* Outlook raised to stable from negative, Baa2 rating affirmed
* Move comes as PD leader Renzi prepares to lead new government
* Moody’s move reflects resilience of govt financial strength
By Giulio Piovaccari and Danilo Masoni
MILAN, Feb 14 (Reuters) - Ratings agency Moody’s lifted on Friday its outlook on Italy’s credit rating to ‘stable’ from ‘negative’, the first signal of a possible change in sentiment towards the country’s sovereign debt since the start of the euro zone crisis.
The move comes as Italy is slowly showing signs of emerging from its longest economic recession in 60 years and as centre-left head Matteo Renzi readies to become the country’s premier amid pressure to carry out much-needed structural reforms.
In December, Moody’s had upgraded the outlook of Spain, which like Italy was hit hard by the sovereign debt crisis, to stable to reflect a rebalancing of its economy..
Moody’s said in a statement it had improved its outlook on the euro-zone’s third largest economy on the back of Italy’s resilient financial strength, sinking funding costs and diminished risk the state may have to use resources to help recapitalise its banks.
“Italy’s robust debt affordability is underpinned by historically low funding costs,” Moody’s said in a statement as it confirmed its “Baa2” rating on Italy, which is just two notches above ‘junk’ status.
Italy on Thursday sold three-year debt at the lowest yield since the introduction of the euro. On the secondary market on Friday 10-year bond yields held near eight-year lows of around 3.7 percent, about half the yield hit in late 2011 when Italy’s crisis was in the midst of the euro zone storm.
Dietmar Hornung, Moody’s Associate Managing Director for the Sovereign Risk Group, said the risk for Italy’s finances deriving from its banking sector were more limited now that its largest bank had strengthened their capital base.
“As long as the recapitalisation needs that crystalize on the government’s balance sheet stay below 20 billion euros, this would by itself unlikely move back the outlook back to negative,” he said.

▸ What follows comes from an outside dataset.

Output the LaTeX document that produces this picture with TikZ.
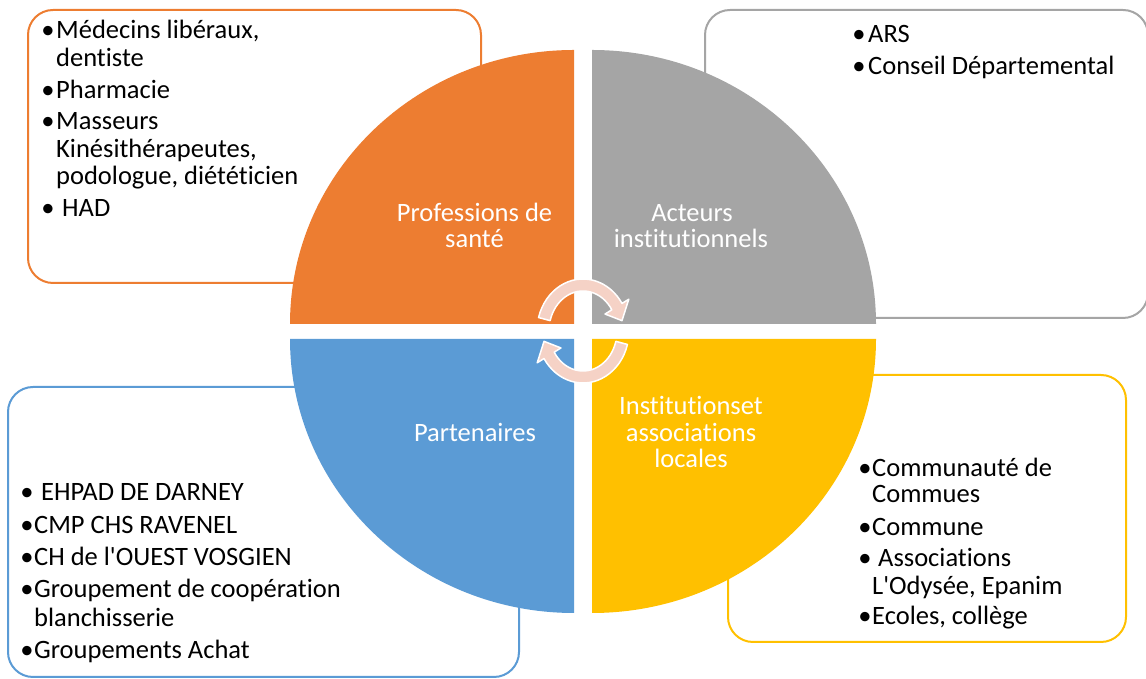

Italy has paid 4.1 billion euros in state aid to prop its No.3 bank, Banca Monte dei Paschi di Siena.
Moody’s has carried out repeated downgrades of Italy’s rating since the euro zone crisis intensified in the summer of 2011, slashing at various stages the credit worthiness of the country’s sovereign debt by six notches from Aa2 to Baa2.
Standard & Poor’s rates Italy BBB and Fitch gives it a rating of BBB+. Both still have a negative outlook on Italy.
Renzi, who has promised radical reforms to get the country out of its quagmire, could be named prime minister this weekend after his centre-left Democratic Party leadership forced party rival Enrico Letta to resign after 10 months.
Moody’s expects Italy’s debt-to-GDP ratio to peak this year at below 135 percent and said Letta’s exit and expectations Renzi will head a new government does not change its forecasts.
Renzi’s decision to bring down the government matured over the past fortnight, according to people close to him, after pressure from unions and Italy’s business lobby which wanted faster steps to improve the country’s corporate landscape.
“I hope that a new and a quicker reform drive could let Italy join the recovery that we are seeing now in the rest of Europe,” said Sandro De Poli, country CEO for Italy and Israel for giant conglomerate General Electric.
Data from statistics office ISTAT on Friday showed a 0.1 percent rise in economic output in the final quarter of last year, a meagre showing but the first increase since 2011.
At 2 trillion euros Italy’s public debt is equivalent to more than 130 percent of total economic output and its 12.7 percent unemployment rate is the highest since the 1970s.